The former first-round pick is still just 23. He had one goal and two assists in 35 games last season, and he has 12 goals and 16 assists in his 123-game Bruins career.

“I think expectations are kind of open-ended on this situation,” Hughes said. “If there is a trade that presents itself, the Bruins will definitely consider it and I am inclined to agree that it may be time for him to have a fresh start with an organization. Having said that, until the Bruins find the right fit, they still own his rights and we needed to, within a certain timeline, conclude an agreement, which we did.”

Given the fact that the Bruins are up against the cap, though, Caron could provide the team a cheap option and find himself right where he was last season, playing sparingly as the 13th forward. For now, Caron is waiting to hear from the Bruins, waiting to see if he will continue his career in Boston, or elsewhere.

“When you’ve had a player up and down within an organization for a period of time and as far as his role on the team, at least, there hasn’t been the progression over the last couple of years, at that point in time, we often see teams and players kind of going in a different direction,” Hughes said.
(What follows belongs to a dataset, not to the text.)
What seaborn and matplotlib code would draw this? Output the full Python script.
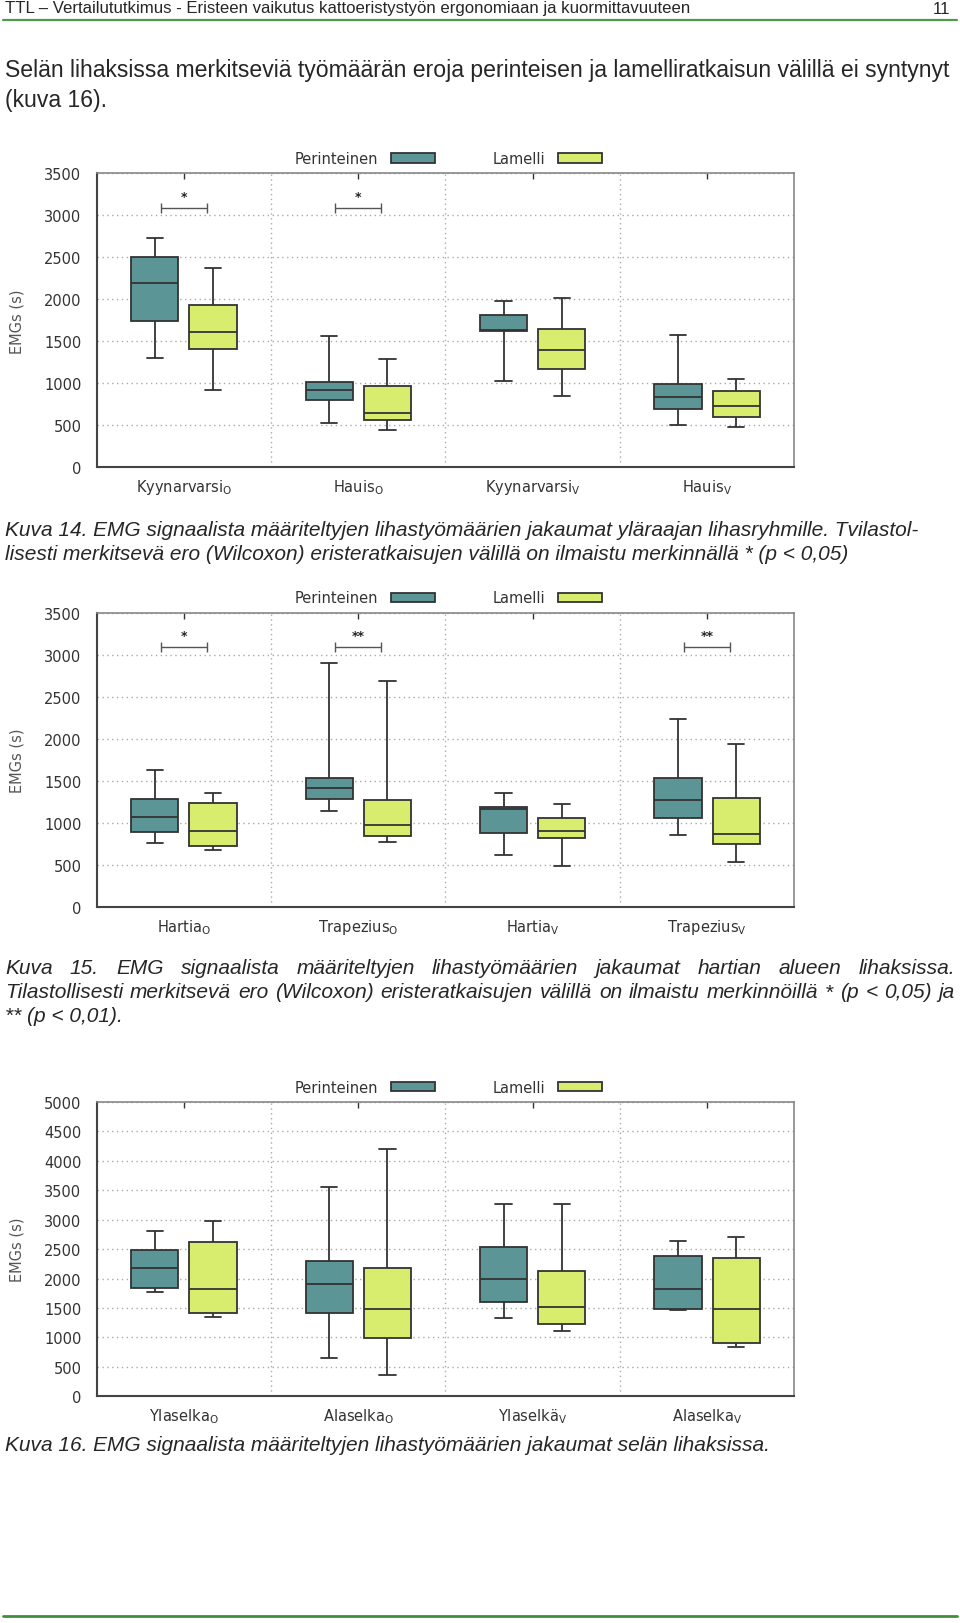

“Whether a fresh start helps, from the Bruins’ perspective they’ve got a first-round draft pick who has played a number of NHL games over his rookie contract plus one, and they would want some value back. But, ultimately, I can’t speak for Peter and the Boston Bruins.”

The Bruins — who have yet to sign entry-level free agents Torey Krug and Reilly Smith — are now $3.818 million under the salary cap, assuming they take the approximately $4 million in relief from using a long-term injury exception on Marc Savard, according to capgeek.com.